Australia admits Barrier Reef conditions are ‘poor’
Bleached coral is shown near Halfway Island on Australia's Great Barrier Reef, October 2, 2012. Australia has admitted conditions at the Great Barrier Reef are "poor" as it battles UNESCO threats to downgrade its heritage status over concerns about pollution and development.
Environment Minister Mark Butler released a report card showing that the reef's health had slumped since 2009 due to cyclones and floods, despite progress on reducing agricultural runoff.
"Extreme weather events significantly impacted the overall condition of the marine environment which declined from moderate to poor overall,' the report said.
It said key reef ecosystems were showing "declining trends in condition due to continuing poor water quality, cumulative impacts of climate change and increasing frequency and intensity of extreme events".
Despite reductions in nitrogen (seven percent), pesticides (15 percent), sediment (six percent) and pollutants key to outbreaks of devastating crown-of-thorns starfish (13 percent), the report said the reef was in trouble.
Major flooding in 2010-2011 followed by powerful cyclone Yasi had badly damaged the world's largest coral reef, degrading water quality and depleting overall cover by 15 percent.
"Full recovery will take decades," the report said.
Conservationists said the report was alarming and showed the need for far greater action from the government, with the current plan and targets "unlikely to save our reef".

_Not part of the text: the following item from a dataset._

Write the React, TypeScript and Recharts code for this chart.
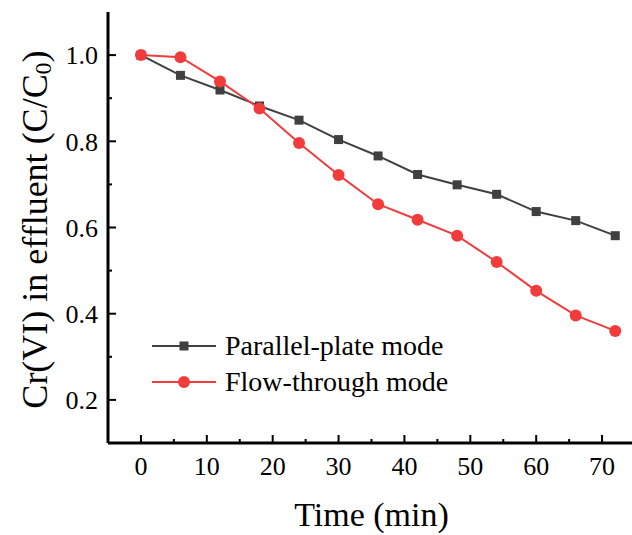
import { LineChart, Line, XAxis, YAxis, Legend, Label } from "recharts";

const FONT = '"Liberation Serif", "Times New Roman", serif';

// sampling times (min)
const times = [0, 6, 12, 18, 24, 30, 36, 42, 48, 54, 60, 66, 72];
// C/C0
const parallelPlate = [1.0, 0.953, 0.919, 0.882, 0.849, 0.804, 0.766, 0.723, 0.699, 0.677, 0.637, 0.616, 0.581];
const flowThrough = [1.0, 0.995, 0.939, 0.876, 0.796, 0.722, 0.654, 0.618, 0.581, 0.52, 0.453, 0.396, 0.36];

const seriesNames = ["Parallel-plate mode", "Flow-through mode"];
const seriesColors = ["#404040", "#f23c3c"];

const xMajorTicks = [0, 10, 20, 30, 40, 50, 60, 70];
const xMinorTicks = [5, 15, 25, 35, 45, 55, 65];
const yMajorTicks = [0.2, 0.4, 0.6, 0.8, 1.0];
const yMinorTicks = [0.3, 0.5, 0.7, 0.9];

const data = times.map((t, i) => ({
  time: t,
  parallel: parallelPlate[i],
  flow: flowThrough[i],
}));

const XTick = (props: any) => {
  const { x, y, payload } = props;
  const major = xMajorTicks.includes(payload.value);
  return (
    <g>
      <line x1={x} x2={x} y1={y} y2={y - (major ? 8 : 4)} stroke="#000" strokeWidth={2} />
      {major && (
        <text x={x} y={y + 32} textAnchor="middle" fontSize={26} fontFamily={FONT} fill="#000">
          {payload.value}
        </text>
      )}
    </g>
  );
};

const YTick = (props: any) => {
  const { x, y, payload } = props;
  const major = yMajorTicks.includes(payload.value);
  return (
    <g>
      <line x1={x} x2={x + (major ? 8 : 4)} y1={y} y2={y} stroke="#000" strokeWidth={2} />
      {major && (
        <text x={x - 10} y={y} dy="0.36em" textAnchor="end" fontSize={26} fontFamily={FONT} fill="#000">
          {payload.value.toFixed(1)}
        </text>
      )}
    </g>
  );
};

const SquareDot = (props: any) => {
  const { cx, cy, index } = props;
  return <rect key={`sq-${index}`} x={cx - 4.5} y={cy - 4.5} width={9} height={9} fill={seriesColors[0]} />;
};

const CircleDot = (props: any) => {
  const { cx, cy, index } = props;
  return <circle key={`ci-${index}`} cx={cx} cy={cy} r={6} fill={seriesColors[1]} />;
};

const YTitle = (props: any) => {
  const { viewBox } = props;
  const cx = viewBox.x + 35;
  const cy = viewBox.y + viewBox.height / 2 + 2;
  return (
    <text
      x={cx}
      y={cy}
      transform={`rotate(-90, ${cx}, ${cy})`}
      textAnchor="middle"
      dominantBaseline="central"
      fontSize={36}
      fontFamily={FONT}
      fill="#000"
    >
      <tspan>Cr(VI) in effluent (C/C</tspan>
      <tspan dy={8} fontSize={24}>0</tspan>
      <tspan dy={-8}>)</tspan>
    </text>
  );
};

const XTitle = (props: any) => {
  const { viewBox } = props;
  return (
    <text
      x={viewBox.x + viewBox.width / 2}
      y={viewBox.y + 83}
      textAnchor="middle"
      fontSize={34}
      fontFamily={FONT}
      fill="#000"
    >
      Time (min)
    </text>
  );
};

const LegendBox = () => (
  <div style={{ fontFamily: FONT, fontSize: 28, color: "#000" }}>
    {seriesNames.map((name, i) => (
      <div key={name} style={{ display: "flex", alignItems: "center", height: 36 }}>
        <svg width={73} height={36}>
          <line x1={0} x2={64} y1={18} y2={18} stroke={seriesColors[i]} strokeWidth={2} />
          {i === 0 ? (
            <rect x={27.5} y={13.5} width={9} height={9} fill={seriesColors[i]} />
          ) : (
            <circle cx={32} cy={18} r={6} fill={seriesColors[i]} />
          )}
        </svg>
        <span style={{ lineHeight: "36px", whiteSpace: "nowrap" }}>{name}</span>
      </div>
    ))}
  </div>
);

const App = () => {
  return (
    <div
      style={{
        position: "fixed",
        left: 0,
        top: 0,
        width: 632,
        height: 535,
        overflow: "hidden",
        background: "#fff",
      }}
    >
      <LineChart width={640} height={535} data={data} margin={{ top: 12, right: 5, bottom: 0, left: 0 }}>
        <XAxis
          dataKey="time"
          type="number"
          domain={[-5, 75]}
          allowDataOverflow
          ticks={[...xMajorTicks, ...xMinorTicks].sort((a, b) => a - b)}
          interval={0}
          tick={XTick}
          tickLine={false}
          tickSize={0}
          tickMargin={0}
          height={92}
          axisLine={{ stroke: "#000", strokeWidth: 3 }}
        >
          <Label content={XTitle} />
        </XAxis>
        <XAxis
          xAxisId="top"
          orientation="top"
          type="number"
          domain={[-5, 75]}
          allowDataOverflow
          height={0}
          tick={false}
          tickLine={false}
          axisLine={{ stroke: "#000", strokeWidth: 3 }}
        />
        <YAxis
          type="number"
          domain={[0.1, 1.1]}
          allowDataOverflow
          ticks={[...yMajorTicks, ...yMinorTicks].sort((a, b) => a - b)}
          interval={0}
          tick={YTick}
          tickLine={false}
          tickSize={0}
          tickMargin={0}
          width={108}
          axisLine={{ stroke: "#000", strokeWidth: 3 }}
        >
          <Label content={YTitle} />
        </YAxis>
        <YAxis
          yAxisId="right"
          orientation="right"
          type="number"
          domain={[0.1, 1.1]}
          width={0}
          tick={false}
          tickLine={false}
          axisLine={{ stroke: "#000", strokeWidth: 3 }}
        />
        <Legend
          layout="vertical"
          align="center"
          verticalAlign="middle"
          content={LegendBox}
          wrapperStyle={{ left: 152, top: 328, width: 340 }}
        />
        <Line
          dataKey="parallel"
          name={seriesNames[0]}
          stroke={seriesColors[0]}
          strokeWidth={2}
          dot={SquareDot}
          activeDot={false}
          isAnimationActive={false}
        />
        <Line
          dataKey="flow"
          name={seriesNames[1]}
          stroke={seriesColors[1]}
          strokeWidth={2}
          dot={CircleDot}
          activeDot={false}
          isAnimationActive={false}
        />
      </LineChart>
    </div>
  );
};

export default App;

"The outlook for the reef is not good but the situation isn't hopeless, solutions do exist," said WWF's Nick Heath.
"We just need more investment, more targeted action in the most dangerous pollution hotspots."
While reductions had been achieved, Heath said they were far short of 2009 targets, particularly pollutants key to starfish outbreaks, which fell by 13 percent instead of 50 percent -- a goal now pushed back to 2018.
"We are likely to need a nitrogen pollution reduction target of up to 80 percent if we are to arrest crown-of-thorns outbreaks," he said.
A major longitudinal study of the reef's health, published last year, revealed that coral cover had more than halved due to storms, predatory starfish outbreaks and bleaching linked to climate change over the past 27 years.
Intense tropical cyclones were responsible for much of the damage, accounting for 48 percent, with the coral-feeding starfish linked to 42 percent, according to the study.
UNESCO has threatened to downgrade the reef's world heritage status to declare it at-risk in 2014 without significant action on rampant coastal and resources development seen as a threat to its survival.
Scientists who advised the government on the reef's health for the report card said declining water quality associated with agricultural and other runoff was a "major cause of the current poor state".
The team, led by James Cook University's Jon Brodie, said intense floods and cyclones had also "severely impacted marine water quality and Great Barrier Reef ecosystems".
"Climate change is predicted to increase the intensity of extreme weather events," it said.
Butler unveiled lofty targets for improving water quality over the next five years, aiming for at least a 50 percent reduction on 2009 levels of nitrogen pollutants linked to crown-of-thorns starfish outbreaks, 20 percent for sediment runoff and 60 percent for pesticides.
"In spite of solid improvement, data tells us that poor water quality is continuing to have a detrimental effect on reef health," Butler said.
"To secure the resilience of the Great Barrier Reef it is critical that we build on the momentum of the previous reef plan with a focus on improving water quality and land management practices through ambitious but achievable targets.